A carga horária excessiva de trabalho e suas conseqüências para os caminhoneiros e outros usuários das rodovias, tema complexo e polêmico que já se transformou numa batalha judicial, ocupou a maior parte do debate no workshop que ontem discutiu a criação do primeiro Estatuto do Motorista.

O procurador chefe do Ministério Público do Trabalho em Mato Grosso, José Pedro dos Reis, membro da comissão que, a pedido do Senado, elaborou a proposta do estatuto, apresentou dados de uma pesquisa da Polícia Rodoviária Federal que mostra motoristas que trabalham até 20 horas ao dia.

Dados contidos em tacógrafos, equipamentos que limitam a velocidade e monitoram o tempo de rodagem dos veículos, revelaram situações preocupantes, como a do motorista que rodou 19h sem parar a uma velocidade média de 76 quilômetros por hora.

O resultado de longo tempo nas estradas, condições das rodovias, velocidade excessiva, falta de cuidados com a saúde e o consumo de bebidas alcoólicas, medicamentos e energéticos resultam em tragédias, lembrou o inspetor José Clarindo Ferreira, superintendente da PRF no estado.

Além do que há anos testemunha como inspetor, Clarindo Ferreira contou que recentemente, quando retornava de uma viagem com família, sentiu-se na obrigação de parar o caminhão que “dançava” na pista. Na abordagem descobriu que o caminhoneiro estava há mais de 15 horas no volante, sem descansar. “Fizemos com que ele descansasse por quatro ou cinco horas antes de seguir viagem”, observou.

Ontem, na BR-364, dentro da zona urbana de Cuiabá, ao fotografar caminhoneiros para ilustrar esta reportagem, o fotógrafo do Diário encontrou um motorista em visível estado em embriaguês(com olhos avermelhados, movimentos descoordenados e falando enrolado). O caminhoneiro viajava em companhia da mãe e havia parado para almoçar.

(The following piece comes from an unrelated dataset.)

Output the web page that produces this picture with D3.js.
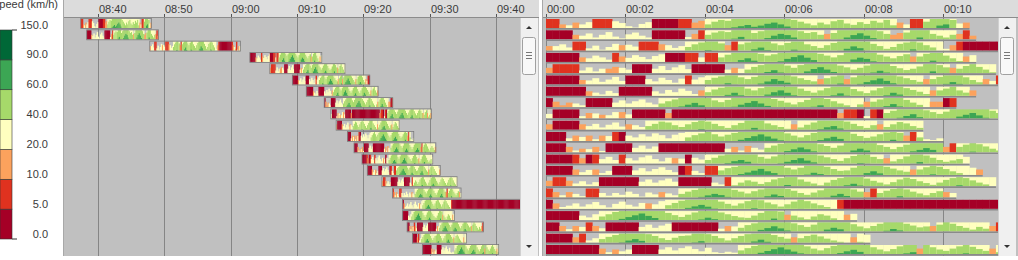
<!DOCTYPE html>
<html>
<head>
<meta charset="utf-8">
<script src="https://cdnjs.cloudflare.com/ajax/libs/d3/7.8.5/d3.min.js"></script>
<style>
  body { margin: 0; background: #fff; }
  text { font-family: Arial, "Liberation Sans", sans-serif; font-size: 11px; fill: #3a3a3a; }
</style>
</head>
<body>
<script>
// speed classes (km/h) used by the legend and the cell colours
const speedBreaks = [0, 5, 10, 20, 40, 60, 90, 150];
const speedLabels = ["0.0", "5.0", "10.0", "20.0", "40.0", "60.0", "90.0", "150.0"];

// trip start (time of day)
const tripStarts = [
  "08:37:24", "08:38:18", "08:47:48", "09:02:54", "09:05:54", "09:09:18", "09:11:24",
  "09:14:06", "09:15:06", "09:15:54", "09:17:36", "09:18:36", "09:19:48", "09:20:36",
  "09:22:48", "09:24:24", "09:25:54", "09:25:54", "09:26:36", "09:27:24", "09:28:54"
];

// speed per 10 s sample (km/h), one list per trip
const tripSpeeds = [
  [7,7,14,26,16,28,33,7,7,7,35,31,24,21,29,33,2,2,2,2,7,7,16,18,48,54,58,56,62,66,70,64,68,74,78,72,65,58,54,50,46,52,48,55,58,50,47,53,49,56,52,58,46,16,28,7,7,54,60,68,72,58,30,16],
  [2,2,2,2,15,28,33,24,30,36,26,22,31,35,28,24,2,2,2,2,2,25,16,7,50,55,58,56,62,68,60,54,58,64,72,78,74,66,58,54,56,50,16,54,60,66,74,80,72,64,58,52,15,17,55,60,66,60,52,48,44,50,16,7,14],
  [15,30,34,27,7,7,25,31,22,28,35,16,33,29,7,7,7,17,32,26,30,48,54,58,62,60,56,16,7,54,58,64,70,62,56,52,57,63,60,54,50,46,52,57,60,66,74,68,60,55,50,44,48,55,58,64,58,52,47,40,24,16,7,2,2,2,2,2,2,2,2,2,2,2,7,16,28,12,7,22,15,30],
  [2,2,2,2,2,15,28,34,30,25,7,16,29,35,31,26,33,37,2,2,2,7,7,30,7,7,50,56,60,66,72,64,58,54,57,62,70,76,82,74,66,58,54,50,55,60,68,74,70,62,56,52,48,53,57,16,52,58,64,60,54,48,42,16,35],
  [16,7,7,7,7,26,33,24,30,15,17,32,28,2,2,2,30,36,27,33,38,29,2,2,2,2,2,28,16,30,48,54,58,64,70,62,57,52,58,66,74,80,72,64,57,53,48,52,57,62,68,62,56,51,47,50,55,60,66,58,53,16,50,56,60,54,48,42],
  [2,2,2,2,2,15,29,34,26,31,37,28,2,2,2,32,27,35,30,24,33,7,31,36,50,55,58,64,60,56,52,57,63,70,78,72,66,58,54,50,47,16,54,58,63,16,56,62,68,74,80,72,64,58,54,50,46,16,52,57,62,68,62,56,50,45,16,28,7,2],
  [2,2,2,2,2,2,15,27,23,31,26,2,2,2,2,2,30,25,33,28,36,31,24,16,48,54,58,63,70,62,56,52,57,64,72,78,70,62,56,51,47,52,57,62,68,61,55,50,46,52,57,62,70,64,57,53,49,44,16,52,56,60,52,47,16],
  [2,16,12,15,28,24,2,2,2,2,30,35,28,33,37,30,26,48,53,57,62,68,74,66,60,55,51,56,61,68,74,80,72,64,58,54,50,46,51,56,61,66,58,53,48,44,40,46,16,52,57,63,70,62,56,50,45,40,16,16,2,7],
  [30,2,2,2,2,25,16,31,14,27,34,17,29,2,2,2,2,2,16,2,2,2,2,2,2,2,2,2,2,2,2,2,2,2,2,2,2,2,2,2,2,2,2,2,16,7,7,2,25,7,2,52,57,62,68,74,64,58,54,50,55,60,66,72,78,70,62,57,52,48,53,58,64,70,62,56,51,47,52,57,62,57,52,16,48,54,58,16,44,48,16],
  [16,2,2,2,2,16,28,33,25,31,36,27,16,30,26,48,53,58,56,50,46,52,57,62,58,53,48,44,50,55,60,66,60,54,50,46,42,16,45,51,56,62,68,72,64,58,53,48,44,50,16,46,52,57,54,48,44],
  [2,2,2,26,16,29,16,24,16,31,7,2,32,28,35,30,37,33,26,34,38,48,53,57,60,55,50,54,58,64,70,76,82,75,68,62,57,52,48,53,58,63,69,74,67,60,56,51,47,50,55,59,64,58,16,7,48,24,22,26],
  [2,2,2,16,24,14,27,16,23,2,2,2,2,30,35,28,33,2,2,2,2,2,2,2,2,2,2,28,16,24,17,30,26,50,55,59,64,70,76,70,63,58,54,50,55,60,66,72,66,60,56,52,47,52,57,63,68,74,68,60,16,7,52,57,62,58,53,48,44,50,54,50,45,16],
  [2,2,2,2,7,16,2,7,30,35,28,7,32,27,34,38,30,25,33,16,31,2,33,29,48,53,58,62,68,72,66,60,55,51,56,61,66,72,78,70,64,58,54,50,46,52,57,62,60,55,50,16,45,50,56,60,65,58,53,48,44,47,50,35],
  [2,2,2,2,16,26,31,16,24,29,2,2,2,30,35,28,33,37,31,26,2,7,29,24,7,7,50,55,58,63,68,74,80,72,66,60,56,52,56,61,67,63,58,53,49,50,56,60,66,72,65,58,54,50,47,16,52,57,62,58,53,48,44,40,36,16],
  [16,7,7,16,26,31,24,29,2,2,2,2,2,2,30,35,28,33,37,30,2,2,2,2,2,28,24,7,42,48,53,50,45,49,55,58,64,60,55,50,46,42,48,54,58,63,68,62,57,52,48,44,49,55,59,56,51,47,43,48,54,58,63,58,53,48,44,40],
  [7,16,25,16,28,23,7,7,30,24,30,26,33,28,22,31,27,16,29,25,48,53,57,62,67,72,68,62,57,53,49,54,58,64,70,65,59,55,50,46,51,56,60,66,72,65,58,53,16,7,50,55,59,64,58,53,49,45,50,54,16,30],
  [2,16,24,27,32,25,30,35,28,23,31,36,29,25,33,16,30,37,48,53,58,63,68,73,67,61,56,51,47,52,57,62,59,54,50,45,50,56,60,57,52,48,44,40,7,2,2,2,2,2,2,2,2,2,2,2,2,2,2,2,2,2,2,2,2,2,2,2,2,2,2,2,2,2,2,2,2,2,2,2,2,2,2,2,2,2,2,2,2,2,2,2,2,2,2,2,2,2,2,2,2,2,2,2,2,2,2,2],
  [2,2,2,2,2,30,26,33,48,53,58,64,70,76,82,74,67,60,56,51,47,52,57,62,68,63,57,53,49,46,45,50,56,60,65,59,16,50,46,42,48,53,50,44,40,16,34],
  [2,2,16,25,16,30,7,16,27,2,2,2,2,2,30,35,28,33,37,2,2,2,2,2,2,2,26,16,31,48,54,58,65,71,77,70,63,58,54,50,55,60,66,72,67,60,56,51,47,52,57,62,68,63,57,53,49,51,16,55,60,57,52,48,44,50,46,16,7],
  [2,2,2,2,16,7,25,30,48,53,57,61,67,72,66,59,55,50,46,51,55,56,61,65,59,55,50,45,50,55,59,64,70,63,57,53,49,16,50,55,58,54,49,45,42,40,16,42,38],
  [2,2,2,2,2,2,2,2,16,24,15,26,30,2,2,2,2,30,35,28,33,37,31,26,34,24,22,25,23,48,53,58,64,70,76,82,75,68,62,57,52,48,53,58,63,69,74,67,60,55,50,46,51,57,62,66,16,60,55,50,47,52,57,62,56,51,47,16,44]
];

const speedColors = ["#a50026", "#e0321f", "#fca25d", "#ffffbf", "#a6d96a", "#3ca654", "#006837"];
const W = 1018, H = 260;
const sampleSec = 10;
const parseT = d3.timeParse("%H:%M:%S");

const svg = d3.select("body").append("svg")
    .attr("width", W)
    .attr("height", H);

// ---- legend ----
const ly = d3.scalePoint().domain(speedBreaks).range([239, 30]);

svg.append("text")
    .attr("x", -8)
    .attr("y", 8)
    .style("font-size", "11px")
    .text("Speed (km/h)");

svg.append("g").selectAll("rect")
    .data(d3.range(7))
  .enter().append("rect")
    .attr("x", 0)
    .attr("y", i => ly(speedBreaks[i + 1]))
    .attr("width", 12)
    .attr("height", i => ly(speedBreaks[i]) - ly(speedBreaks[i + 1]))
    .attr("fill", i => speedColors[i])
    .attr("stroke", "#333")
    .attr("stroke-width", 0.6);

[0, 150].forEach(v => {
  svg.append("line")
      .attr("x1", 12).attr("x2", 17)
      .attr("y1", ly(v)).attr("y2", ly(v))
      .attr("stroke", "#333");
});

svg.append("g").selectAll("text")
    .data(speedBreaks)
  .enter().append("text")
    .attr("x", 48)
    .attr("y", d => ly(d) - 1.5)
    .attr("text-anchor", "end")
    .text((d, i) => speedLabels[i]);

// ---- shared helpers ----
const cls = d3.scaleThreshold().domain(speedBreaks.slice(1, -1)).range(d3.range(7));

// fill layers of one sample: [class, fraction of row height]
function layers(s) {
  const c = cls(s);
  if (c <= 1) return [[c, 1]];
  const f = (s - speedBreaks[c]) / (speedBreaks[c + 1] - speedBreaks[c]);
  if (c <= 3) return [[c, f]];
  return [[c - 1, 1], [c, f]];
}

const rowY = d3.scaleBand()
    .domain(d3.range(tripSpeeds.length))
    .range([19, 19 + 11.3 * tripSpeeds.length]);
const cellH = 9;

const trips = tripSpeeds.map((sp, i) => ({
  i,
  start: parseT(tripStarts[i]),
  cells: sp.map((s, k) => ({ k, s }))
}));

function drawRows(g, x0of, x1of, framed) {
  trips.forEach(t => {
    const y = rowY(t.i);
    const row = g.append("g");
    const xa = x0of(t, 0), xb = x1of(t, t.cells.length - 1);
    t.cells.forEach(c => {
      const a = x0of(t, c.k), b = x1of(t, c.k);
      layers(c.s).forEach(([ci, f]) => {
        if (f <= 0) return;
        row.append("rect")
            .attr("x", a)
            .attr("y", y + cellH * (1 - f))
            .attr("width", b - a + 0.3)
            .attr("height", cellH * f)
            .attr("fill", speedColors[ci]);
      });
    });
    if (framed) {
      row.append("rect")
          .attr("x", xa).attr("y", y - 0.5)
          .attr("width", xb - xa).attr("height", cellH + 1)
          .attr("fill", "none")
          .attr("stroke", "#7d7d7d")
          .attr("stroke-width", 0.8);
    } else {
      row.append("line")
          .attr("x1", xa).attr("x2", xb)
          .attr("y1", y + cellH + 0.9).attr("y2", y + cellH + 0.9)
          .attr("stroke", "#8a8a8a")
          .attr("stroke-width", 1.6);
    }
  });
}

function panel(x0, x1, scrollX) {
  svg.append("rect")
      .attr("x", x0).attr("y", 0)
      .attr("width", x1 - x0).attr("height", 256)
      .attr("fill", "#c0c0c0");
  svg.append("rect")
      .attr("x", x0).attr("y", 0)
      .attr("width", x1 - x0).attr("height", 17)
      .attr("fill", "#dcdcdc");
  svg.append("line")
      .attr("x1", x0).attr("x2", x1)
      .attr("y1", 17.5).attr("y2", 17.5)
      .attr("stroke", "#8c8c8c");
  svg.append("line")
      .attr("x1", x0 - 0.5).attr("x2", x0 - 0.5)
      .attr("y1", 0).attr("y2", 256)
      .attr("stroke", "#a8a8a8");
  const clipId = "clip" + x0;
  svg.append("clipPath").attr("id", clipId)
    .append("rect")
      .attr("x", x0).attr("y", 18)
      .attr("width", scrollX - x0).attr("height", 238);
  return svg.append("g").attr("clip-path", `url(#${clipId})`);
}

function axisTop(xs, ticks, fmt, xMin, xMax) {
  const g = svg.append("g");
  ticks.filter(d => xs(d) > xMin && xs(d) < xMax).forEach(d => {
    const x = Math.round(xs(d)) + 0.5;
    g.append("line")
        .attr("x1", x).attr("x2", x)
        .attr("y1", 14).attr("y2", 17)
        .attr("stroke", "#555");
    g.append("text")
        .attr("x", x + 0.5)
        .attr("y", 13)
        .attr("fill", "#444")
        .style("font-size", "11px")
        .text(fmt(d));
  });
}

function grid(g, xs, ticks) {
  g.selectAll("line.grid")
      .data(ticks)
    .enter().append("line")
      .attr("class", "grid")
      .attr("x1", d => Math.round(xs(d)) + 0.5)
      .attr("x2", d => Math.round(xs(d)) + 0.5)
      .attr("y1", 18).attr("y2", 256)
      .attr("stroke", "#858585");
}

function scrollbar(x) {
  const g = svg.append("g");
  g.append("rect")
      .attr("x", x).attr("y", 18)
      .attr("width", 18).attr("height", 238)
      .attr("fill", "#f0f0f0");
  g.append("line")
      .attr("x1", x + 0.5).attr("x2", x + 0.5)
      .attr("y1", 18).attr("y2", 256)
      .attr("stroke", "#d0d0d0");
  g.append("rect")
      .attr("x", x + 2.5).attr("y", 37.5)
      .attr("width", 13).attr("height", 37)
      .attr("rx", 2)
      .attr("fill", "#f8f8f8")
      .attr("stroke", "#a0a0a0");
  [52, 55, 58].forEach(yy => {
    g.append("line")
        .attr("x1", x + 6).attr("x2", x + 12)
        .attr("y1", yy + 0.5).attr("y2", yy + 0.5)
        .attr("stroke", "#777");
  });
  g.append("path")
      .attr("d", `M${x + 6},29 L${x + 12},29 L${x + 9},26 Z`)
      .attr("fill", "#333");
  g.append("path")
      .attr("d", `M${x + 6},245 L${x + 12},245 L${x + 9},248 Z`)
      .attr("fill", "#333");
}

// ---- left panel: time of day ----
const xLeft = d3.scaleTime()
    .domain([parseT("08:40:00"), parseT("09:40:00")])
    .range([98, 496]);
const leftTicks = xLeft.ticks(d3.timeMinute.every(10));
const gLeft = panel(64, 539, 520);
grid(gLeft, xLeft, leftTicks);
drawRows(gLeft,
  (t, k) => xLeft(d3.timeSecond.offset(t.start, k * sampleSec)),
  (t, k) => xLeft(d3.timeSecond.offset(t.start, (k + 1) * sampleSec)),
  true);
axisTop(xLeft, leftTicks, d3.timeFormat("%H:%M"), 64, 520);
scrollbar(520);

// ---- right panel: time since trip start ----
const xRight = d3.scaleLinear().domain([0, 10]).range([546, 943]);
const rightTicks = d3.range(0, 12, 2);
const gRight = panel(543, W, 998);
grid(gRight, xRight, rightTicks);
drawRows(gRight,
  (t, k) => xRight(k * sampleSec / 60),
  (t, k) => xRight((k + 1) * sampleSec / 60),
  false);
axisTop(xRight, rightTicks, d => "00:" + d3.format("02d")(d), 543, 998);
scrollbar(998);
</script>
</body>
</html>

A juíza trabalhista e presidente da Associação dos Magistrados da Justiça do Trabalho(Amatra), Deizimar Mendonça, observou que provavelmente todos que estavam no evento já haviam sofrido ou conheciam uma história trágica envolvendo acidentes com caminhoneiros. “Eu mesma perdi meu irmão mais velho numa colisão com caminhão”, contou, destacando a importância de mudar esse quadro, começando por definir a carga horária de trabalho dos caminhoneiros.

O secretário-executivo do Sindicato das Empresas de Transporte de Cargas(Sindmat), Gilvando Alves de Lima, assinalou que a solução para esses problemas dependem de um conjunto de fatores. “Passa também pela situação das rodovias, incluindo sinalização, duplicação e construção de postos de descanso”, citou.

Luiz Gonçalves da Costa, presidente da Federação dos Trabalhadores em Transportes Terrestres, manifestou preocupação com os índices de acidentes, consumo de drogas(álcool, medicamentos) e as doenças ocupacionais como estresse, depressão e ortopédicas. O controle da jornada de trabalho será fundamental para a melhoria da qualidade de vida do motorista e redução de acidentes, segundo Costa.

O workshop foi coordenado pela Procuradoria Regional do Ministério Público do Trabalho e as sugestões para a proposta do estatuto, elaborada pelo senador José Paim, devem ser enviadas à Comissão de Direitos Humanos do Senado.